Thanks to the great discussions in this board, I’m slowly dipping into buying growth stocks (currently own crwd and upst). I bought Upstart a few months back and added last week after earnings for a cost basis of $145.
There has been a lot of discussion on all the positives of Upstart, so I will focus on a couple of areas to watch for.
- Personal loan market share
As per an earlier post, the personal loan market is 84B per annum. Let’s say it’s $100B (there’ll be growth due to ease of lending from platforms like Upstart). In Q2, Upstart originated $2.8B, ~11% market share. It’s clearly very impressive and the main reason we’re all bullish.
With just a handful of bank and CU partners, I’m curious to understand how they were able to get such a big share. I would think there are 100s of lending entities, did Upstart manage to enroll a few big fish as early partners? Maybe someone with more knowledge of the industry could shed light into this.

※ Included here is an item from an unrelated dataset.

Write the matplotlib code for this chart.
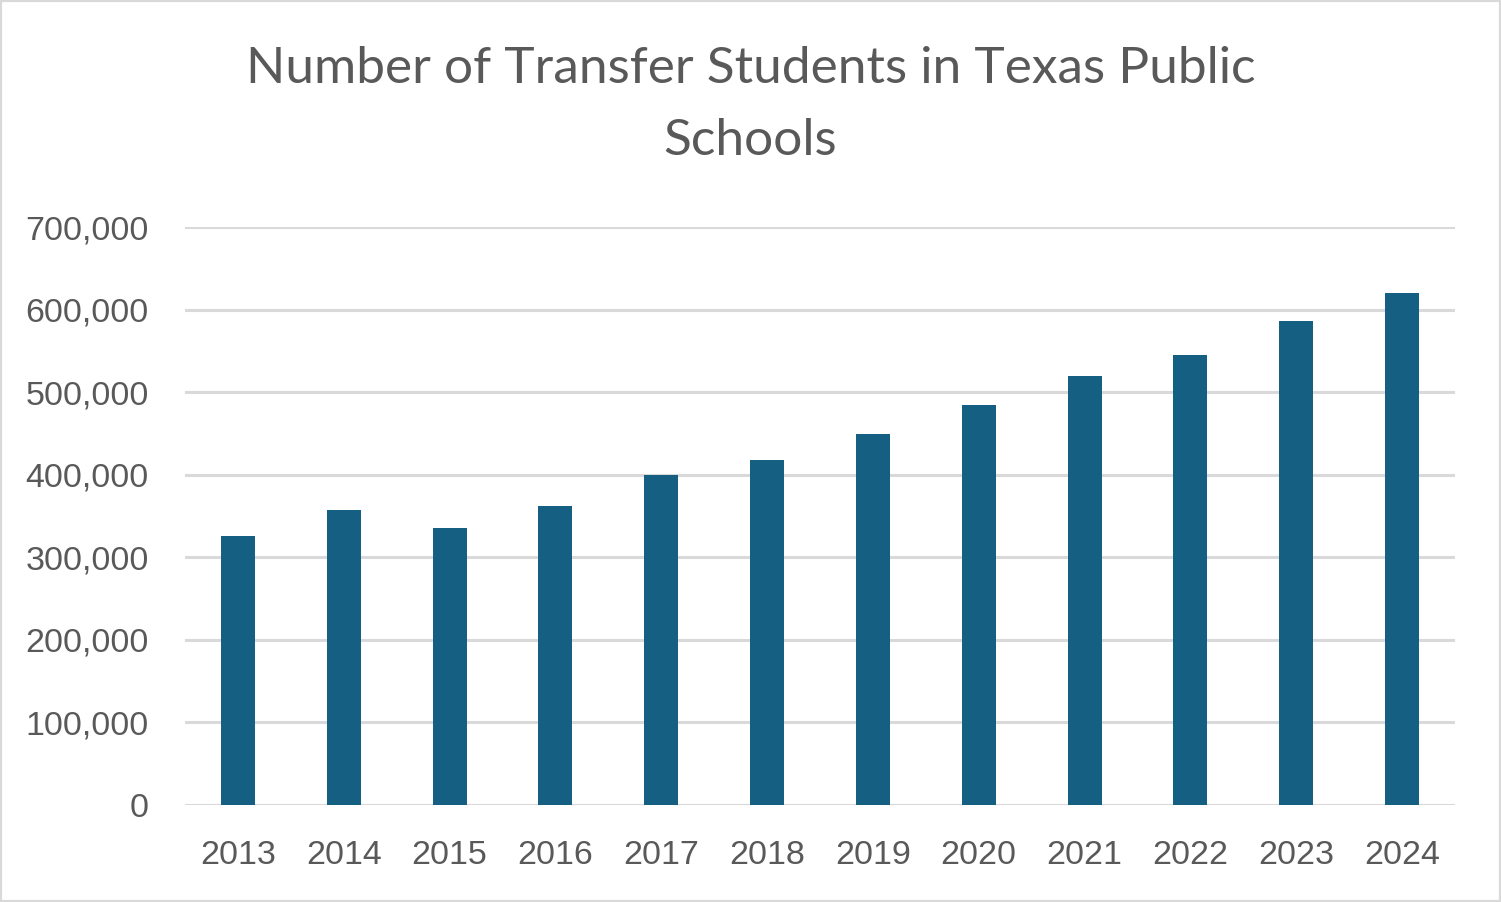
import matplotlib.pyplot as plt
from matplotlib.ticker import FuncFormatter
from matplotlib.patches import Rectangle

years = ['2013', '2014', '2015', '2016', '2017', '2018',
         '2019', '2020', '2021', '2022', '2023', '2024']
students = [326000, 357000, 335000, 362000, 400000, 418000,
            449000, 484000, 520000, 545000, 586000, 620000]

bar_color = '#155F82'
text_color = '#595959'
grid_color = '#D9D9D9'

fig = plt.figure(figsize=(15.01, 9.02), dpi=100)
fig.patch.set_facecolor('white')
fig.patches.append(Rectangle((0, 0), 1, 1, transform=fig.transFigure,
                             fill=False, edgecolor=grid_color, linewidth=3))

ax = fig.add_axes([185 / 1501, 1 - 805 / 902, 1270 / 1501, 578 / 902])
ax.bar(range(len(years)), students, width=0.32, color=bar_color, zorder=3)

ax.set_xlim(-0.5, len(years) - 0.5)
ax.set_ylim(0, 700000)
ax.set_yticks(range(0, 700001, 100000))
ax.yaxis.set_major_formatter(FuncFormatter(lambda v, p: f'{int(v):,}'))
ax.set_xticks(range(len(years)))
ax.set_xticklabels(years)

ax.grid(axis='y', color=grid_color, linewidth=2.2, zorder=0)
for s in ax.spines.values():
    s.set_visible(False)
ax.axhline(0, color=grid_color, linewidth=2.2, zorder=2)
ax.tick_params(length=0, labelsize=24.5, colors=text_color, labelcolor=text_color)
ax.tick_params(axis='y', pad=26)
ax.tick_params(axis='x', pad=25)
for lbl in ax.get_xticklabels() + ax.get_yticklabels():
    lbl.set_family('Liberation Sans')

fig.text(0.5, 1 - 69 / 902, 'Number of Transfer Students in Texas Public',
         ha='center', va='center', fontsize=37, color=text_color, family='Lato')
fig.text(0.5, 1 - 141 / 902, 'Schools',
         ha='center', va='center', fontsize=37, color=text_color, family='Lato')

fig.savefig('out.png', dpi=100)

Also, realistically they can only get to 20-30% of the personal loan market. Growing 20% sequentially will get them to this share in a year. For reference, they grew sequentially at 60% and 35% the last 2 quarters, so the market might consider even a 20% growth as a slowdown. Are these good assumptions or do I have some of my numbers wrong?
As I was researching this, another concern popped up. Apparently fintech’s account for 40% of the personal market and banks/CUs are ~50%. Fintechs likely won’t use Upstart and this makes getting 20-30% overall share even more challenging.
- Auto loan market opportunity
From CFO in the cc (answering the last question) - “But I think our expectation remains that the loans are clearly bigger and so there will be a higher dollar revenue per loan. And we’re expecting probably a similar dollar contribution profit per loan as we see in personal loans.”
We have been excited about the auto opportunity as the size is 5-6x personal loans. The above comment makes it clear Upstart’s fees would be lower. The CFO says they’re looking for same dollar revenue per loan which is concerning. If the average auto loan is 5-6x larger than personal loans, Upstart’s revenue from this market would be similar to personal loans.
The profile of the typical borrower is also very different. Personal loans are mainly for people with not so great credit, very high interest rates (20%!), rate spread between lenders is high and enables a platform like Upstart to bring efficiency, value and lower rates (win-win for everyone). Auto loans are dominated (in dollar terms) by people with better credit. Also, dealers have agreements with lenders for pre-approved rates - I have never needed to pay more than 2-3% so far. Upstart can still optimize rates for borrowers with bad credit and higher rates, but that market size is smaller.
Combining the above two makes me believe the overall auto opportunity (where they can actually win and their profit share of that business) would be smaller than personal loans.
Looking forward to thoughts from the experts who have looked at Upstart lot more closely.